#### [Challenge]
Transcribe all of the material exactly. Any picture in it should be left out.

#### [Provided data]
* BEGIN *

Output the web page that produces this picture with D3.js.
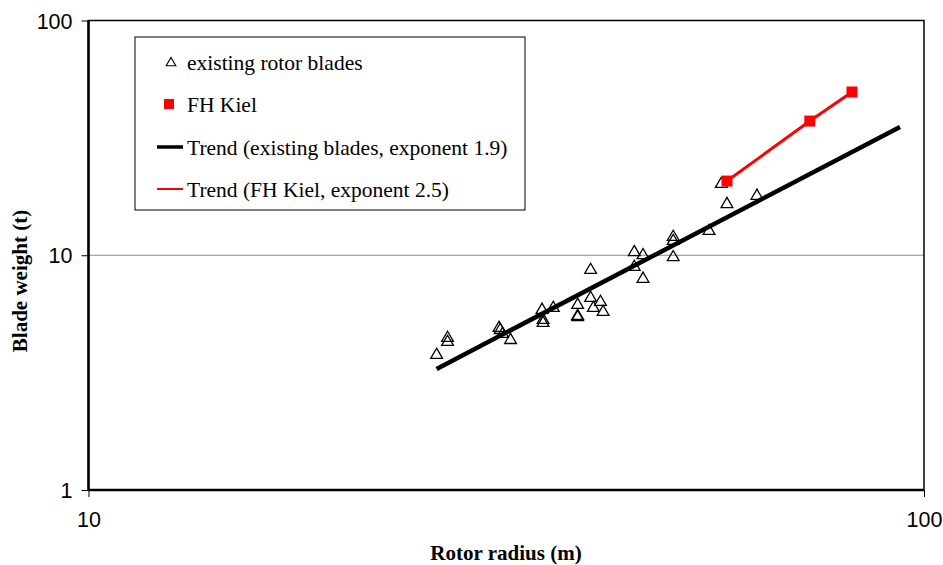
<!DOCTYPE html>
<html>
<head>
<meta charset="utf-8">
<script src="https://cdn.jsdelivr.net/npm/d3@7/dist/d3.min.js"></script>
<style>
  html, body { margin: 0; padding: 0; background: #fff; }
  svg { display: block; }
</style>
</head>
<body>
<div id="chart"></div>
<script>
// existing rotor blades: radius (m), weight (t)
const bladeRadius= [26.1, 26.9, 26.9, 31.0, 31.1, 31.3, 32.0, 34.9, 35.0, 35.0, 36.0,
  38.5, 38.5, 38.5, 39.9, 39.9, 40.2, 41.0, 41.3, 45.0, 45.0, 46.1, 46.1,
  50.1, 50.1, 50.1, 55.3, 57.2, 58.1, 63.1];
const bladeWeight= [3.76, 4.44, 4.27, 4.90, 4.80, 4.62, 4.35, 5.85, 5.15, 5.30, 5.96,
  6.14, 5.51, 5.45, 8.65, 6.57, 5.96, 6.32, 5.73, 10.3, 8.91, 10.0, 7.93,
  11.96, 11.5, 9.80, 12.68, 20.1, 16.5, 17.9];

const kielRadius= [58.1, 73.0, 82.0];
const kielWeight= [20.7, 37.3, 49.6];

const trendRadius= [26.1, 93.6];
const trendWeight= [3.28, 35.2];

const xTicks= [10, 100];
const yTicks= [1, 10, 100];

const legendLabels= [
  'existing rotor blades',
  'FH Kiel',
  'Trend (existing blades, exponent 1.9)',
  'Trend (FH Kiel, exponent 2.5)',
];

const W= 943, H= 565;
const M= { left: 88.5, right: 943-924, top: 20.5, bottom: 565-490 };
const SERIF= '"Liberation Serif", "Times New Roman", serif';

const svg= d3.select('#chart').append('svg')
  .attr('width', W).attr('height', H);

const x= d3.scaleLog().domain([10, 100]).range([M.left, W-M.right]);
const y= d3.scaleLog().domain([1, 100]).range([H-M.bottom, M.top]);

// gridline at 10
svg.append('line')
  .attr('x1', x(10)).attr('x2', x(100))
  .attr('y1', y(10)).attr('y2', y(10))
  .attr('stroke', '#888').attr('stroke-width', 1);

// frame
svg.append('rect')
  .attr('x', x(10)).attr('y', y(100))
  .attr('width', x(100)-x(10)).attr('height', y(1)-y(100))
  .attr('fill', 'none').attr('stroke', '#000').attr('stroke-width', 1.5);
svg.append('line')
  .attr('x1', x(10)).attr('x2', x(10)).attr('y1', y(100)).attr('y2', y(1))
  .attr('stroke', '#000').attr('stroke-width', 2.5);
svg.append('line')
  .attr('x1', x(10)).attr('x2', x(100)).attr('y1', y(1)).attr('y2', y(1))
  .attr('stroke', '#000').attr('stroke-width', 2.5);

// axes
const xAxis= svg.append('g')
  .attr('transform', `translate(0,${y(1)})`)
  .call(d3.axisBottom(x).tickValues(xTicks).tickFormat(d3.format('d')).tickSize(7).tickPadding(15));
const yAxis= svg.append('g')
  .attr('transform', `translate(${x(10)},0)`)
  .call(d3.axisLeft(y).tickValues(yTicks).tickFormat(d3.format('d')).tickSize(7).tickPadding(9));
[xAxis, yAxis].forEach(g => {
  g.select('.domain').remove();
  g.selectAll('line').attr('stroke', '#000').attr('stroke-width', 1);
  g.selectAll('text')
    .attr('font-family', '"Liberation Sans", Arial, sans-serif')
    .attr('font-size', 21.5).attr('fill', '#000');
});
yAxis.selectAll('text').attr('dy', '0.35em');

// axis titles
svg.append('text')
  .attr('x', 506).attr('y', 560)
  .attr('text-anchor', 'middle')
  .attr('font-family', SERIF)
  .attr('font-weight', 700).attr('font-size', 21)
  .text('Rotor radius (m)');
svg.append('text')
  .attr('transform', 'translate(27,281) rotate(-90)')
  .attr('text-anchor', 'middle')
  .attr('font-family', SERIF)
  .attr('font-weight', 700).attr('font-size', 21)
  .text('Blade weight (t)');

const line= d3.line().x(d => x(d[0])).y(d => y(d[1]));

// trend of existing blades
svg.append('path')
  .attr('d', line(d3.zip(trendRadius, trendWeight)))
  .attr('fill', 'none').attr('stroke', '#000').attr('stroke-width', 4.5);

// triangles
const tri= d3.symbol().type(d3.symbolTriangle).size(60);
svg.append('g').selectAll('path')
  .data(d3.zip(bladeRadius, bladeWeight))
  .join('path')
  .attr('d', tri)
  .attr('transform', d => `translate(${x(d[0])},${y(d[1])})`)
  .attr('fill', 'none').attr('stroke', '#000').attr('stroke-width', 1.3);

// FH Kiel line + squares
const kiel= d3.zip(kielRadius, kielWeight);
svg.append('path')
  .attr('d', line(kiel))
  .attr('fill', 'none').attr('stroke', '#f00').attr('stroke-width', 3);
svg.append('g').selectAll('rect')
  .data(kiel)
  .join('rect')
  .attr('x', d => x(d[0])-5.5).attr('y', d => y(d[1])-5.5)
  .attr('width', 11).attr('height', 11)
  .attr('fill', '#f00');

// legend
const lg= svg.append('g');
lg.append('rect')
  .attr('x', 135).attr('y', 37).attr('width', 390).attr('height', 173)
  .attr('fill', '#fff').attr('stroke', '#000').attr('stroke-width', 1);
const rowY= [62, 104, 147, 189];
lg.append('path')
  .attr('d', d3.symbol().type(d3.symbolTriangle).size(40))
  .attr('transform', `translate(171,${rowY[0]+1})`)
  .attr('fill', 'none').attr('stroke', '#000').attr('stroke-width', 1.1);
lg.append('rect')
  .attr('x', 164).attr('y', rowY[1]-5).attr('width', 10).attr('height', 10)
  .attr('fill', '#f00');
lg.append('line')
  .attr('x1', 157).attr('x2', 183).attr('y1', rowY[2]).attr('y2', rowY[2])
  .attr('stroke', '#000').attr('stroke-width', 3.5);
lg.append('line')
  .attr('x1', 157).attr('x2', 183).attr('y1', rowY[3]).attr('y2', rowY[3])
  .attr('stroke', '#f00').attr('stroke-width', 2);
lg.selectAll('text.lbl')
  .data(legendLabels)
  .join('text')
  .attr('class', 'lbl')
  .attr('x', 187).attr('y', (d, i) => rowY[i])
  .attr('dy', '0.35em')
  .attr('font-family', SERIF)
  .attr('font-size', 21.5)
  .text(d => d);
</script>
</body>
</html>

* END *

#### [Result of the exercise]
Output the web page that produces this picture with D3.js.
<!DOCTYPE html>
<html>
<head>
<meta charset="utf-8">
<script src="https://cdn.jsdelivr.net/npm/d3@7/dist/d3.min.js"></script>
<style>
  html, body { margin: 0; padding: 0; background: #fff; }
  svg { display: block; }
</style>
</head>
<body>
<div id="chart"></div>
<script>
// existing rotor blades: radius (m), weight (t)
const bladeRadius= [26.1, 26.9, 26.9, 31.0, 31.1, 31.3, 32.0, 34.9, 35.0, 35.0, 36.0,
  38.5, 38.5, 38.5, 39.9, 39.9, 40.2, 41.0, 41.3, 45.0, 45.0, 46.1, 46.1,
  50.1, 50.1, 50.1, 55.3, 57.2, 58.1, 63.1];
const bladeWeight= [3.76, 4.44, 4.27, 4.90, 4.80, 4.62, 4.35, 5.85, 5.15, 5.30, 5.96,
  6.14, 5.51, 5.45, 8.65, 6.57, 5.96, 6.32, 5.73, 10.3, 8.91, 10.0, 7.93,
  11.96, 11.5, 9.80, 12.68, 20.1, 16.5, 17.9];

const kielRadius= [58.1, 73.0, 82.0];
const kielWeight= [20.7, 37.3, 49.6];

const trendRadius= [26.1, 93.6];
const trendWeight= [3.28, 35.2];

const xTicks= [10, 100];
const yTicks= [1, 10, 100];

const legendLabels= [
  'existing rotor blades',
  'FH Kiel',
  'Trend (existing blades, exponent 1.9)',
  'Trend (FH Kiel, exponent 2.5)',
];

const W= 943, H= 565;
const M= { left: 88.5, right: 943-924, top: 20.5, bottom: 565-490 };
const SERIF= '"Liberation Serif", "Times New Roman", serif';

const svg= d3.select('#chart').append('svg')
  .attr('width', W).attr('height', H);

const x= d3.scaleLog().domain([10, 100]).range([M.left, W-M.right]);
const y= d3.scaleLog().domain([1, 100]).range([H-M.bottom, M.top]);

// gridline at 10
svg.append('line')
  .attr('x1', x(10)).attr('x2', x(100))
  .attr('y1', y(10)).attr('y2', y(10))
  .attr('stroke', '#888').attr('stroke-width', 1);

// frame
svg.append('rect')
  .attr('x', x(10)).attr('y', y(100))
  .attr('width', x(100)-x(10)).attr('height', y(1)-y(100))
  .attr('fill', 'none').attr('stroke', '#000').attr('stroke-width', 1.5);
svg.append('line')
  .attr('x1', x(10)).attr('x2', x(10)).attr('y1', y(100)).attr('y2', y(1))
  .attr('stroke', '#000').attr('stroke-width', 2.5);
svg.append('line')
  .attr('x1', x(10)).attr('x2', x(100)).attr('y1', y(1)).attr('y2', y(1))
  .attr('stroke', '#000').attr('stroke-width', 2.5);

// axes
const xAxis= svg.append('g')
  .attr('transform', `translate(0,${y(1)})`)
  .call(d3.axisBottom(x).tickValues(xTicks).tickFormat(d3.format('d')).tickSize(7).tickPadding(15));
const yAxis= svg.append('g')
  .attr('transform', `translate(${x(10)},0)`)
  .call(d3.axisLeft(y).tickValues(yTicks).tickFormat(d3.format('d')).tickSize(7).tickPadding(9));
[xAxis, yAxis].forEach(g => {
  g.select('.domain').remove();
  g.selectAll('line').attr('stroke', '#000').attr('stroke-width', 1);
  g.selectAll('text')
    .attr('font-family', '"Liberation Sans", Arial, sans-serif')
    .attr('font-size', 21.5).attr('fill', '#000');
});
yAxis.selectAll('text').attr('dy', '0.35em');

// axis titles
svg.append('text')
  .attr('x', 506).attr('y', 560)
  .attr('text-anchor', 'middle')
  .attr('font-family', SERIF)
  .attr('font-weight', 700).attr('font-size', 21)
  .text('Rotor radius (m)');
svg.append('text')
  .attr('transform', 'translate(27,281) rotate(-90)')
  .attr('text-anchor', 'middle')
  .attr('font-family', SERIF)
  .attr('font-weight', 700).attr('font-size', 21)
  .text('Blade weight (t)');

const line= d3.line().x(d => x(d[0])).y(d => y(d[1]));

// trend of existing blades
svg.append('path')
  .attr('d', line(d3.zip(trendRadius, trendWeight)))
  .attr('fill', 'none').attr('stroke', '#000').attr('stroke-width', 4.5);

// triangles
const tri= d3.symbol().type(d3.symbolTriangle).size(60);
svg.append('g').selectAll('path')
  .data(d3.zip(bladeRadius, bladeWeight))
  .join('path')
  .attr('d', tri)
  .attr('transform', d => `translate(${x(d[0])},${y(d[1])})`)
  .attr('fill', 'none').attr('stroke', '#000').attr('stroke-width', 1.3);

// FH Kiel line + squares
const kiel= d3.zip(kielRadius, kielWeight);
svg.append('path')
  .attr('d', line(kiel))
  .attr('fill', 'none').attr('stroke', '#f00').attr('stroke-width', 3);
svg.append('g').selectAll('rect')
  .data(kiel)
  .join('rect')
  .attr('x', d => x(d[0])-5.5).attr('y', d => y(d[1])-5.5)
  .attr('width', 11).attr('height', 11)
  .attr('fill', '#f00');

// legend
const lg= svg.append('g');
lg.append('rect')
  .attr('x', 135).attr('y', 37).attr('width', 390).attr('height', 173)
  .attr('fill', '#fff').attr('stroke', '#000').attr('stroke-width', 1);
const rowY= [62, 104, 147, 189];
lg.append('path')
  .attr('d', d3.symbol().type(d3.symbolTriangle).size(40))
  .attr('transform', `translate(171,${rowY[0]+1})`)
  .attr('fill', 'none').attr('stroke', '#000').attr('stroke-width', 1.1);
lg.append('rect')
  .attr('x', 164).attr('y', rowY[1]-5).attr('width', 10).attr('height', 10)
  .attr('fill', '#f00');
lg.append('line')
  .attr('x1', 157).attr('x2', 183).attr('y1', rowY[2]).attr('y2', rowY[2])
  .attr('stroke', '#000').attr('stroke-width', 3.5);
lg.append('line')
  .attr('x1', 157).attr('x2', 183).attr('y1', rowY[3]).attr('y2', rowY[3])
  .attr('stroke', '#f00').attr('stroke-width', 2);
lg.selectAll('text.lbl')
  .data(legendLabels)
  .join('text')
  .attr('class', 'lbl')
  .attr('x', 187).attr('y', (d, i) => rowY[i])
  .attr('dy', '0.35em')
  .attr('font-family', SERIF)
  .attr('font-size', 21.5)
  .text(d => d);
</script>
</body>
</html>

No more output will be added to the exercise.